What this task involves ::
Skip all pictures, then print the remaining material exactly.
───── Information shown ─────
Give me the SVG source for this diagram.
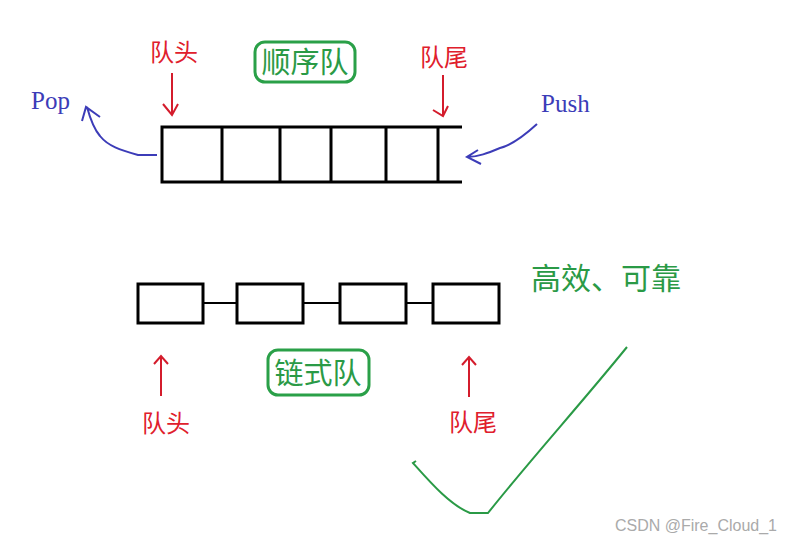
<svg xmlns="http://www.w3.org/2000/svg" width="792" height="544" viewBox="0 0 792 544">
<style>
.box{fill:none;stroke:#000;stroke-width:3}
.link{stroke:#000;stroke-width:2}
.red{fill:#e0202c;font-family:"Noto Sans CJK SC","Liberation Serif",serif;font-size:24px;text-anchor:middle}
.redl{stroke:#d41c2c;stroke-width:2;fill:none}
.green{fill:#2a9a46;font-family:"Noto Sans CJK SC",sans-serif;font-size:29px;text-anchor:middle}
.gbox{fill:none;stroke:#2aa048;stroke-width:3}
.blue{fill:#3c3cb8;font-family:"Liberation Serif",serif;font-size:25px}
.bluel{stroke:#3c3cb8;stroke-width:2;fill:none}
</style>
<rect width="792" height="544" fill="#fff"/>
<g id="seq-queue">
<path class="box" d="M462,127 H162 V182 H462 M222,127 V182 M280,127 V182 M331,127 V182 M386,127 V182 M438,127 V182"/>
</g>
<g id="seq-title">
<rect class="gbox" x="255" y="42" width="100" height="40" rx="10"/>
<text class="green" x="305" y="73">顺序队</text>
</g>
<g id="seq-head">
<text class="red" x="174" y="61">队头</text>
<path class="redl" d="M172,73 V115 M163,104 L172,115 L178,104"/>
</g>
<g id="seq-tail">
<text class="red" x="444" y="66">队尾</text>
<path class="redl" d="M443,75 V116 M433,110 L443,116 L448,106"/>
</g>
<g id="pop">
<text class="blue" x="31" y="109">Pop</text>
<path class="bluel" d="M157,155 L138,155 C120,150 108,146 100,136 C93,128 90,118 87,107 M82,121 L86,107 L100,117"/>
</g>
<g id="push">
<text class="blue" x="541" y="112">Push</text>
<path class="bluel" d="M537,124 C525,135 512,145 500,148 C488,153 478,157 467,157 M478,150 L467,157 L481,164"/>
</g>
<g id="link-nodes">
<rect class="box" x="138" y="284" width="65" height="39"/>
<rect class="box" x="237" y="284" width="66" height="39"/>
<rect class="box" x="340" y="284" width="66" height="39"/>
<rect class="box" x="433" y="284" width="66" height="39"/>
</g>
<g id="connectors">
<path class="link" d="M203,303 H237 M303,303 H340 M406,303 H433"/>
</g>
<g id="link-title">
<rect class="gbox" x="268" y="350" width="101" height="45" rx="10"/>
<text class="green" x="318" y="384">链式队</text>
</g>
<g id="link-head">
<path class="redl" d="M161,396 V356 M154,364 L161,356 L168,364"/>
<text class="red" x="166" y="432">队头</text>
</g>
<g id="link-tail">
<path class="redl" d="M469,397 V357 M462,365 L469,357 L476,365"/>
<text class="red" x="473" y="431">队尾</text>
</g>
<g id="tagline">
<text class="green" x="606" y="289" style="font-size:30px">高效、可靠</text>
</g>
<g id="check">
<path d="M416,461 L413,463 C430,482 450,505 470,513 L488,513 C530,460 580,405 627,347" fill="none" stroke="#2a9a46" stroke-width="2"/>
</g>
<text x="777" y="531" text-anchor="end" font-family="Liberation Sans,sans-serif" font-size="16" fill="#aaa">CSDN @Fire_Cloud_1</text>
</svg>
─────
Exercise response ::
Give me the SVG source for this diagram.
<svg xmlns="http://www.w3.org/2000/svg" width="792" height="544" viewBox="0 0 792 544">
<style>
.box{fill:none;stroke:#000;stroke-width:3}
.link{stroke:#000;stroke-width:2}
.red{fill:#e0202c;font-family:"Noto Sans CJK SC","Liberation Serif",serif;font-size:24px;text-anchor:middle}
.redl{stroke:#d41c2c;stroke-width:2;fill:none}
.green{fill:#2a9a46;font-family:"Noto Sans CJK SC",sans-serif;font-size:29px;text-anchor:middle}
.gbox{fill:none;stroke:#2aa048;stroke-width:3}
.blue{fill:#3c3cb8;font-family:"Liberation Serif",serif;font-size:25px}
.bluel{stroke:#3c3cb8;stroke-width:2;fill:none}
</style>
<rect width="792" height="544" fill="#fff"/>
<g id="seq-queue">
<path class="box" d="M462,127 H162 V182 H462 M222,127 V182 M280,127 V182 M331,127 V182 M386,127 V182 M438,127 V182"/>
</g>
<g id="seq-title">
<rect class="gbox" x="255" y="42" width="100" height="40" rx="10"/>
<text class="green" x="305" y="73">顺序队</text>
</g>
<g id="seq-head">
<text class="red" x="174" y="61">队头</text>
<path class="redl" d="M172,73 V115 M163,104 L172,115 L178,104"/>
</g>
<g id="seq-tail">
<text class="red" x="444" y="66">队尾</text>
<path class="redl" d="M443,75 V116 M433,110 L443,116 L448,106"/>
</g>
<g id="pop">
<text class="blue" x="31" y="109">Pop</text>
<path class="bluel" d="M157,155 L138,155 C120,150 108,146 100,136 C93,128 90,118 87,107 M82,121 L86,107 L100,117"/>
</g>
<g id="push">
<text class="blue" x="541" y="112">Push</text>
<path class="bluel" d="M537,124 C525,135 512,145 500,148 C488,153 478,157 467,157 M478,150 L467,157 L481,164"/>
</g>
<g id="link-nodes">
<rect class="box" x="138" y="284" width="65" height="39"/>
<rect class="box" x="237" y="284" width="66" height="39"/>
<rect class="box" x="340" y="284" width="66" height="39"/>
<rect class="box" x="433" y="284" width="66" height="39"/>
</g>
<g id="connectors">
<path class="link" d="M203,303 H237 M303,303 H340 M406,303 H433"/>
</g>
<g id="link-title">
<rect class="gbox" x="268" y="350" width="101" height="45" rx="10"/>
<text class="green" x="318" y="384">链式队</text>
</g>
<g id="link-head">
<path class="redl" d="M161,396 V356 M154,364 L161,356 L168,364"/>
<text class="red" x="166" y="432">队头</text>
</g>
<g id="link-tail">
<path class="redl" d="M469,397 V357 M462,365 L469,357 L476,365"/>
<text class="red" x="473" y="431">队尾</text>
</g>
<g id="tagline">
<text class="green" x="606" y="289" style="font-size:30px">高效、可靠</text>
</g>
<g id="check">
<path d="M416,461 L413,463 C430,482 450,505 470,513 L488,513 C530,460 580,405 627,347" fill="none" stroke="#2a9a46" stroke-width="2"/>
</g>
<text x="777" y="531" text-anchor="end" font-family="Liberation Sans,sans-serif" font-size="16" fill="#aaa">CSDN @Fire_Cloud_1</text>
</svg>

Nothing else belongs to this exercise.